And — let’s be honest — with its mix of apparent revenge, huge sums of money, alleged tax evasion, and some of China’s biggest stars, it is a particularly juicy scandal.
Things kicked off last week when TV presenter and self-styled truth talker Cui Yongyuan took aim at China’s highest-paid actress Fan Bingbing (best known in the West for her role as Blink in X-Men: Days of Future Past) and award-winning director Feng Xiaogang (Youth, Aftershock).
Cui published Weibo posts with photos of what he said was a contract showing the sum of 10 million RMB ($1.56 million USD) being paid to Fan for just four days work on the Feng-directed film Cell Phone 2. The contract also featured some classic diva demands ranging from the freedom to edit her lines as she saw fit to the right of refusal on hair stylists and insisting on having two limousines at her disposal.
It was the kind of thing that naturally sets tongues wagging and keyboards clicking about how overpaid and entitled certain stars can be.

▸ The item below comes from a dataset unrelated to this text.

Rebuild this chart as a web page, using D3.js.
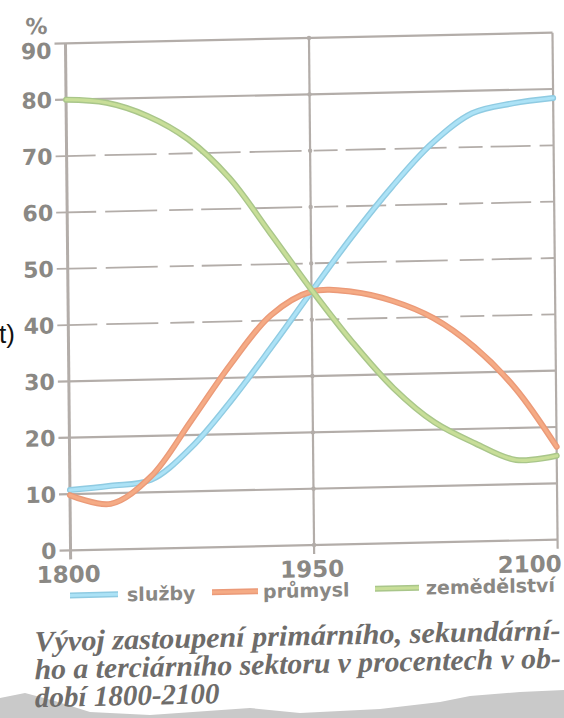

Yet as eye-watering as some of the sums involved were, a film star earning obscene amounts of money for doing not a lot wasn’t a huge shock. But then Cui dropped the real bombshell: a second contract showing a payment of 50 million RMB for the exact same work.
Why the two contracts? Cui implied that only the smaller of the two would be shown to the authorities, thus incurring a much lower rate of tax than would be taken from a total payment of 60 million RMB. The internet lit up.
Fan Bingbing, meanwhile, lawyered up. Her representatives reacted furiously, demanding an apology from Cui and denying any impropriety on the part of their client. For his part, Cui did issue an apology of sorts, stating that he’d meant to Photoshop Fan’s name out of the second contract (it seems he may have missed one mention of her name) but that he wasn’t very familiar with the programme; he’s also since said that he wasn’t intentionally looking to hurt Fan herself, but expose the general practice of so-called “Yin-Yang contracts” (rumor has it that this statement came after Fan phoned Cui directly and tearily pleaded with him to halt his apparent crusade).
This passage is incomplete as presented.